I am a UK\US citizen living in the US and will be returning to the UK to live. My wife is a US citizen and I will be sponsoring her UK spouse visa. We have been married and living in the US for 14 years. I have a few questions that I hope someone can answer:

1) Once a visa has been issued how long is it valid for? 5 years? 10 years?
2) If we move back to the US will the visa be voided or can she come back into the UK for the length of time that the visa is valid?
3) Will it allow my wife to travel outside the UK e.g. back to the US, and then reenter the country or is a separate travel permit required once she is in the UK?
4) Will it allow my wife to work in the UK?

Cheers!


----------



## Joppa (Sep 7, 2009)

kelvingrove said:


> I am a UK\US citizen living in the US and will be returning to the UK to live.
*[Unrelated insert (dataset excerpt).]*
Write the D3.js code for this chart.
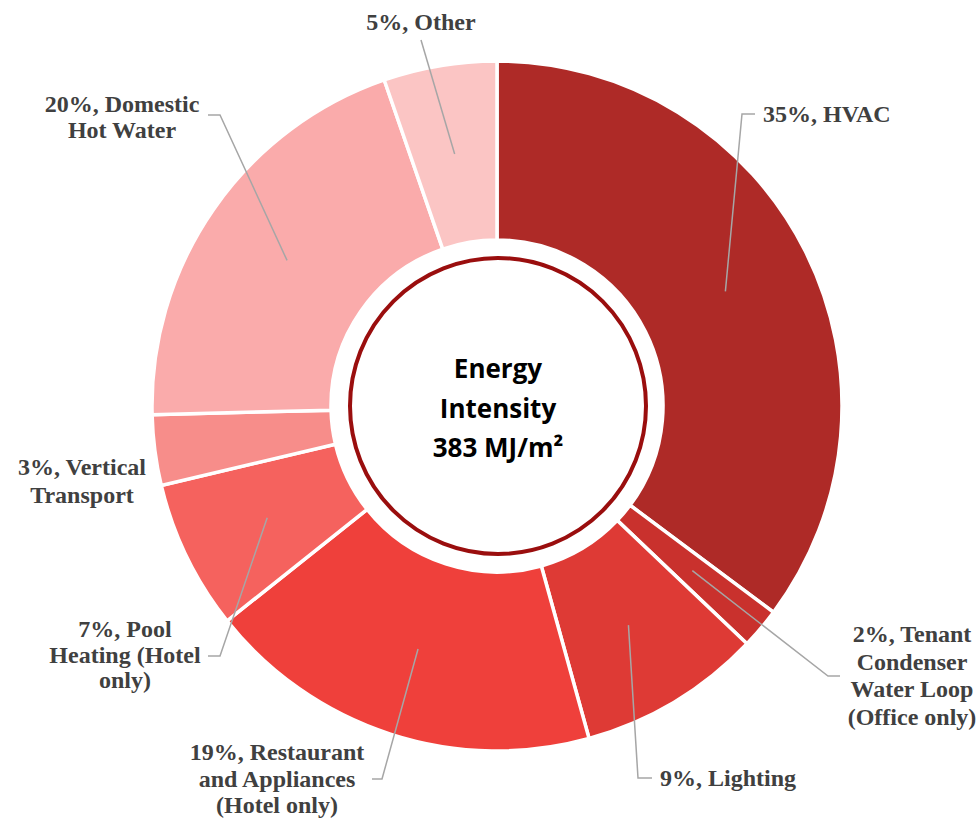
<!DOCTYPE html>
<html>
<head>
<meta charset="utf-8">
<script src="https://cdn.jsdelivr.net/npm/d3@7"></script>
<style>
  html, body { margin: 0; padding: 0; background: #ffffff; }
  svg { display: block; }
</style>
</head>
<body>
<svg id="chart" width="979" height="823"></svg>
<script>
// ---- data ----
const categories = [
  "HVAC",
  "Tenant Condenser Water Loop (Office only)",
  "Lighting",
  "Restaurant and Appliances (Hotel only)",
  "Pool Heating (Hotel only)",
  "Vertical Transport",
  "Domestic Hot Water",
  "Other"
];
// shares (%); labels show them rounded
const values = [35.2, 1.9, 8.6, 18.6, 7.0, 3.3, 20.1, 5.3];
const labelLines = [
  ["35%, HVAC"],
  ["2%, Tenant", "Condenser", "Water Loop", "(Office only)"],
  ["9%, Lighting"],
  ["19%, Restaurant", "and Appliances", "(Hotel only)"],
  ["7%, Pool", "Heating (Hotel", "only)"],
  ["3%, Vertical", "Transport"],
  ["20%, Domestic", "Hot Water"],
  ["5%, Other"]
];
const centerTitle = ["Energy", "Intensity", "383 MJ/m\u00B2"];

// ---- styles / layout ----
const colors = ["#AE2A27", "#C9312D", "#DE3A35", "#EF403B", "#F5625E", "#F78D8A", "#FAABAB", "#FBC5C4"];
const cx = 497, cy = 406, outerR = 345, innerR = 166, ringR = 148;

// label placement: text anchor x, first baseline y, anchor, line height, elbow points for leader
const labelLayout = [
  { x: 763, y: 122, anchor: "start",  lh: 27,   elbow: [[742, 114], [755, 114]] },
  { x: 912, y: 642, anchor: "middle", lh: 27.7, elbow: [[828, 676], [840, 676]] },
  { x: 660, y: 786, anchor: "start",  lh: 27,   elbow: [[638, 778], [652, 778]] },
  { x: 277, y: 760, anchor: "middle", lh: 26.5, elbow: [[382, 779], [372, 779]] },
  { x: 125, y: 637, anchor: "middle", lh: 25.7, elbow: [[220, 656], [208, 656]] },
  { x: 82,  y: 475, anchor: "middle", lh: 27.5, elbow: null },
  { x: 122, y: 112, anchor: "middle", lh: 25.6, elbow: [[220, 115], [208, 115]] },
  { x: 421, y: 30,  anchor: "middle", lh: 27,   elbow: [[421, 40]] }
];

const svg = d3.select("#chart");
const g = svg.append("g").attr("transform", `translate(${cx},${cy})`);

const data = categories.map((c, i) => ({ name: c, value: values[i], idx: i }));
const pie = d3.pie().value(d => d.value).sort(null);
const arcs = pie(data);
const arc = d3.arc().innerRadius(innerR).outerRadius(outerR);

g.selectAll("path.slice")
  .data(arcs)
  .enter().append("path")
  .attr("class", "slice")
  .attr("d", arc)
  .attr("fill", d => colors[d.data.idx])
  .attr("stroke", "#ffffff")
  .attr("stroke-width", 3.5)
  .attr("stroke-linejoin", "miter");

// leader lines
arcs.forEach(a => {
  const L = labelLayout[a.data.idx];
  if (!L.elbow) return;
  const c = arc.centroid(a);
  const pts = [[c[0] + cx, c[1] + cy]].concat(L.elbow);
  svg.append("path")
    .attr("d", d3.line()(pts))
    .attr("fill", "none")
    .attr("stroke", "#A6A6A6")
    .attr("stroke-width", 1.5);
});

// labels
arcs.forEach(a => {
  const L = labelLayout[a.data.idx];
  const t = svg.append("text")
    .attr("text-anchor", L.anchor)
    .attr("font-family", "'Liberation Serif', 'Times New Roman', serif")
    .attr("font-weight", "bold")
    .attr("font-size", 24)
    .attr("fill", "#404040");
  labelLines[a.data.idx].forEach((line, k) => {
    t.append("tspan").attr("x", L.x).attr("y", L.y + k * L.lh).text(line);
  });
});

// center ring
svg.append("circle")
  .attr("cx", cx + 1).attr("cy", cy)
  .attr("r", ringR)
  .attr("fill", "#ffffff")
  .attr("stroke", "#9A0E0E")
  .attr("stroke-width", 4);

const ct = svg.append("text")
  .attr("text-anchor", "middle")
  .attr("font-family", "'Open Sans', 'Noto Sans', sans-serif")
  .attr("font-weight", "bold")
  .attr("font-size", 26)
  .attr("fill", "#000000");
centerTitle.forEach((line, k) => {
  ct.append("tspan").attr("x", cx + 1).attr("y", 378 + k * 39.5).text(line);
});
</script>
</body>
</html>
My wife is a US citizen and I will be sponsoring her UK spouse visa. We have been married and living in the US for 14 years. I have a few questions that I hope someone can answer:
> 
> 1) Once a visa has been issued how long is it valid for? 5 years? 10 years?


Two and a half years, plus 3 months to facilitate travelling to UK.



> 2) If we move back to the US will the visa be voided or can she come back into the UK for the length of time that the visa is valid?


She can return at any time while the visa is valid, but if she doesn't stay in UK long enough, she may not be eligible for a renewal (further 30 months) and may have to extend the current visa. Indefinite leave to remain (permanent residency) is usually granted after 5 years in UK.



> 3) Will it allow my wife to travel outside the UK e.g. back to the US, and then reenter the country or is a separate travel permit required once she is in the UK?


As I've said, it's a multi-entry visa.



> 4) Will it allow my wife to work in the UK?


Yes. But to successfully sponsor her visa, you must have earned at least £18,600 gross in the last year in US and have a UK job offer paying the same starting within 3 months of return, or savings of £62,500.


----------



## kelvingrove (Mar 13, 2013)

Thanks for the fast response!


----------



## Guest (Apr 1, 2013)

Msg Deleted Why?


----------



## Pond (Mar 27, 2013)

How long do you have to stay in uk for to be eligible for renewal? Thank you!


----------